At the heart of the case lies something far larger than one man: a complex criminal network intertwined with the state. The so‑called PDVSA‑Crypto case — named after Venezuela’s state‑owned oil company — investigates the embezzlement tied to the system the Venezuelan government used between 2019 and 2022 to trade oil for cryptocurrencies, a workaround that allowed it to keep operating despite U.S. sanctions.
This system also involves Delcy Rodríguez, then vice president and economy minister, and later in charge of the Oil Ministry after El Aissami abruptly resigned in March 2023, disappeared from public view, and was arrested a year later. Also on the dock are former lawmaker Hugbel Roa, former finance minister Simón Zerpa, and former crypto‑regulator chief Joselit Ramírez.
The charges are serious: treason, misappropriation of public assets, money laundering, and criminal conspiracy. The money lost in this case alone is estimated at $5.55 billion, according to the Attorney General’s Office, and $16.9 billion, according to Transparency Venezuela. “The indictment states that the foreign currency generated by crude‑oil sales was routed through cryptoassets and business operations carried out by 74 commercial companies,” the NGO explained.
These are not the only accusations hanging over El Aissami. He has been on the U.S. Treasury Department’s sanctions list since 2017, is wanted by U.S. authorities — with a reward offered — and the federal court in Manhattan links him to drug‑trafficking networks and sanctions evasion. In the records of U.S. Immigration and Customs Enforcement (ICE), he appears as “captured” following his arrest by Venezuelan authorities in April 2024.
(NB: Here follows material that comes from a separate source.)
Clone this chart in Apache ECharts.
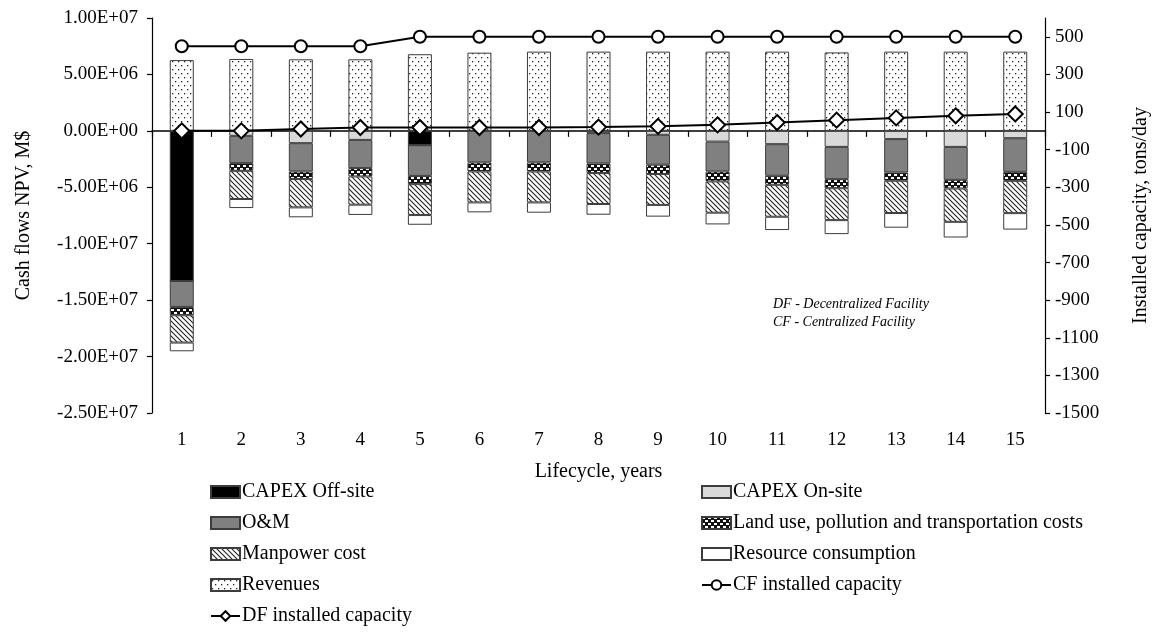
<!DOCTYPE html>
<html>
<head>
<meta charset="utf-8">
<script src="https://cdn.jsdelivr.net/npm/echarts@6/dist/echarts.min.js"></script>
<style>
html,body{margin:0;padding:0;background:#fff;}
#chart{width:1159px;height:632px;}
</style>
</head>
<body>
<div id="chart"></div>
<script>
// ---- data ----
const years = ['1','2','3','4','5','6','7','8','9','10','11','12','13','14','15'];
const capexOffsite = [-13.3e6, 0, 0, 0, -1.27e6, 0, 0, 0, 0, 0, 0, 0, 0, 0, 0];
const capexOnsite = [0, -0.44e6, -1.09e6, -0.8e6, 0, 0, 0, -0.2e6, -0.35e6, -0.95e6, -1.18e6, -1.42e6, -0.73e6, -1.42e6, -0.65e6];
const oAndM = [-2.3e6, -2.42e6, -2.51e6, -2.5e6, -2.72e6, -2.8e6, -2.8e6, -2.69e6, -2.65e6, -2.65e6, -2.8e6, -2.86e6, -2.96e6, -2.92e6, -2.98e6];
const landUse = [-0.74e6, -0.68e6, -0.67e6, -0.74e6, -0.73e6, -0.8e6, -0.8e6, -0.85e6, -0.82e6, -0.88e6, -0.8e6, -0.8e6, -0.73e6, -0.77e6, -0.8e6];
const manpower = [-2.42e6, -2.5e6, -2.51e6, -2.5e6, -2.74e6, -2.74e6, -2.74e6, -2.74e6, -2.74e6, -2.77e6, -2.83e6, -2.83e6, -2.86e6, -2.95e6, -2.86e6];
const resource = [-0.77e6, -0.8e6, -0.88e6, -0.91e6, -0.86e6, -0.88e6, -0.91e6, -0.95e6, -1.04e6, -1.04e6, -1.18e6, -1.24e6, -1.3e6, -1.39e6, -1.46e6];
const revenues = [6.27e6, 6.37e6, 6.34e6, 6.34e6, 6.79e6, 6.93e6, 7.02e6, 7.02e6, 7.02e6, 7.02e6, 7.02e6, 6.95e6, 7.02e6, 7.02e6, 7.02e6];
const cfCapacity = [450, 450, 450, 450, 500, 500, 500, 500, 500, 500, 500, 500, 500, 500, 500];
const dfCapacity = [0, 0, 10, 18, 18, 18, 18, 20, 24, 32, 44, 57, 69, 80, 90];
const rightTicks = [-1500, -1300, -1100, -900, -700, -500, -300, -100, 100, 300, 500];
const legendLeft = ['CAPEX Off-site', 'O&M', 'Manpower cost', 'Revenues', 'DF installed capacity'];
const legendRight = ['CAPEX On-site', 'Land use, pollution and transportation costs', 'Resource consumption', 'CF installed capacity'];
const lineNames = ['CF installed capacity', 'DF installed capacity'];

// ---- patterns ----
function makeTile(w, h, draw) {
  const c = document.createElement('canvas');
  c.width = w; c.height = h;
  const g = c.getContext('2d');
  draw(g, w, h);
  return { image: c, repeat: 'repeat' };
}
const dotPattern = makeTile(6, 8, (g, w, h) => {
  g.fillStyle = '#fff'; g.fillRect(0, 0, w, h);
  g.fillStyle = '#222';
  g.fillRect(1, 1, 1.3, 1.3);
  g.fillRect(4, 5, 1.3, 1.3);
});
const landPattern = makeTile(6, 6, (g, w, h) => {
  g.fillStyle = '#111'; g.fillRect(0, 0, w, h);
  g.fillStyle = '#fff';
  g.fillRect(0, 0, 3, 2);
  g.fillRect(3, 3, 3, 2);
});
const hatchPattern = makeTile(5, 5, (g, w, h) => {
  g.fillStyle = '#fff'; g.fillRect(0, 0, w, h);
  g.strokeStyle = '#222'; g.lineWidth = 1.1;
  g.beginPath();
  g.moveTo(-1, -1); g.lineTo(w + 1, h + 1);
  g.moveTo(-1, h - 1); g.lineTo(1, h + 1);
  g.moveTo(w - 1, -1); g.lineTo(w + 1, 1);
  g.stroke();
});

const FONT = '"Liberation Serif", "Times New Roman", serif';
const border = { borderColor: '#3c3c3c', borderWidth: 1 };

function barSeries(name, data, color) {
  return {
    name, type: 'bar', stack: 'cf', data, barWidth: 24,
    xAxisIndex: 0, yAxisIndex: 0,
    itemStyle: Object.assign({ color }, border),
    emphasis: { disabled: true }
  };
}
function legendData(names) {
  return names.map(n => lineNames.includes(n) ? { name: n } : { name: n, icon: 'rect' });
}
function legend(names, left) {
  return {
    orient: 'vertical', left, top: 477, itemGap: 11, itemWidth: 29, itemHeight: 12,
    textStyle: { fontFamily: FONT, fontSize: 20, color: '#000', padding: [0, 0, 0, -3] },
    selectedMode: false,
    data: legendData(names)
  };
}

const chart = echarts.init(document.getElementById('chart'), null, { renderer: 'canvas' });
const option = {
  animation: false,
  backgroundColor: '#fff',
  textStyle: { fontFamily: FONT, color: '#000' },
  grid: { left: 152, right: 112, top: 18, bottom: 219 },
  xAxis: [
    {
      type: 'category', data: years, position: 'bottom',
      axisLine: { show: false, onZero: false },
      axisTick: { show: false },
      axisLabel: { fontFamily: FONT, fontSize: 19, color: '#000', margin: 18 },
      name: 'Lifecycle, years', nameLocation: 'middle', nameGap: 49,
      nameTextStyle: { fontFamily: FONT, fontSize: 20, color: '#000' }
    },
    {
      type: 'category', data: years, position: 'bottom',
      axisLine: { show: true, onZero: true, onZeroAxisIndex: 0, lineStyle: { color: '#000', width: 1.5 } },
      axisTick: { show: true, length: 6, inside: false, lineStyle: { color: '#000', width: 1.2 } },
      axisLabel: { show: false }
    }
  ],
  yAxis: [
    {
      type: 'value', min: -2.5e7, max: 1e7, interval: 5e6, position: 'left',
      axisLine: { show: true, lineStyle: { color: '#000', width: 1.2 } },
      axisTick: { show: true, length: 5, lineStyle: { color: '#000', width: 1.2 } },
      splitLine: { show: false },
      axisLabel: {
        fontFamily: FONT, fontSize: 19, color: '#000', margin: 14,
        formatter: v => {
          if (v === 0) return '0.00E+00';
          const s = v.toExponential(2).toUpperCase();
          return s.replace(/E([+-])(\d)$/, 'E$10$2');
        }
      },
      name: 'Cash flows NPV, M$', nameLocation: 'middle', nameGap: 118,
      nameTextStyle: { fontFamily: FONT, fontSize: 20, color: '#000' }
    },
    {
      type: 'value', min: -1500, max: 600, position: 'right',
      axisLine: { show: true, lineStyle: { color: '#000', width: 1.2 } },
      axisTick: { show: true, length: 5, customValues: rightTicks, lineStyle: { color: '#000', width: 1.2 } },
      splitLine: { show: false },
      axisLabel: {
        fontFamily: FONT, fontSize: 19, color: '#000', margin: 10, customValues: rightTicks,
        formatter: v => String(v)
      },
      name: 'Installed capacity, tons/day', nameLocation: 'middle', nameGap: 86,
      nameTextStyle: { fontFamily: FONT, fontSize: 20, color: '#000' }
    }
  ],
  legend: [legend(legendLeft, 205), legend(legendRight, 696)],
  graphic: [
    {
      type: 'text', left: 773, top: 295,
      style: { text: 'DF - Decentralized Facility\nCF - Centralized Facility', font: 'italic 14px ' + FONT, fill: '#000', lineHeight: 18 }
    }
  ],
  series: [
    barSeries('CAPEX Off-site', capexOffsite, '#000'),
    barSeries('CAPEX On-site', capexOnsite, '#d9d9d9'),
    barSeries('O&M', oAndM, '#808080'),
    barSeries('Land use, pollution and transportation costs', landUse, landPattern),
    barSeries('Manpower cost', manpower, hatchPattern),
    barSeries('Resource consumption', resource, '#fff'),
    barSeries('Revenues', revenues, dotPattern),
    {
      name: 'CF installed capacity', type: 'line', data: cfCapacity, xAxisIndex: 0, yAxisIndex: 1,
      symbol: 'circle', symbolSize: 12, z: 5,
      lineStyle: { color: '#000', width: 2 },
      itemStyle: { color: '#fff', borderColor: '#000', borderWidth: 2 },
      emphasis: { disabled: true }
    },
    {
      name: 'DF installed capacity', type: 'line', data: dfCapacity, xAxisIndex: 0, yAxisIndex: 1,
      symbol: 'diamond', symbolSize: [15, 15], z: 5,
      lineStyle: { color: '#000', width: 2 },
      itemStyle: { color: '#fff', borderColor: '#000', borderWidth: 2 },
      emphasis: { disabled: true }
    }
  ]
};
chart.setOption(option);
</script>
</body>
</html>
The trial comes two years late — from the moment El Aissami’s arrest was announced to the start of proceedings — and opens at a moment of convulsive transition: Chavismo is trying to regroup after Maduro’s capture in the U.S. military intervention, while acting President Delcy Rodríguez promises to dismantle the opaque judicial apparatus that for years served as a tool of repression. For now, El Aissami seems determined to shine a light on the abuses committed by his own side.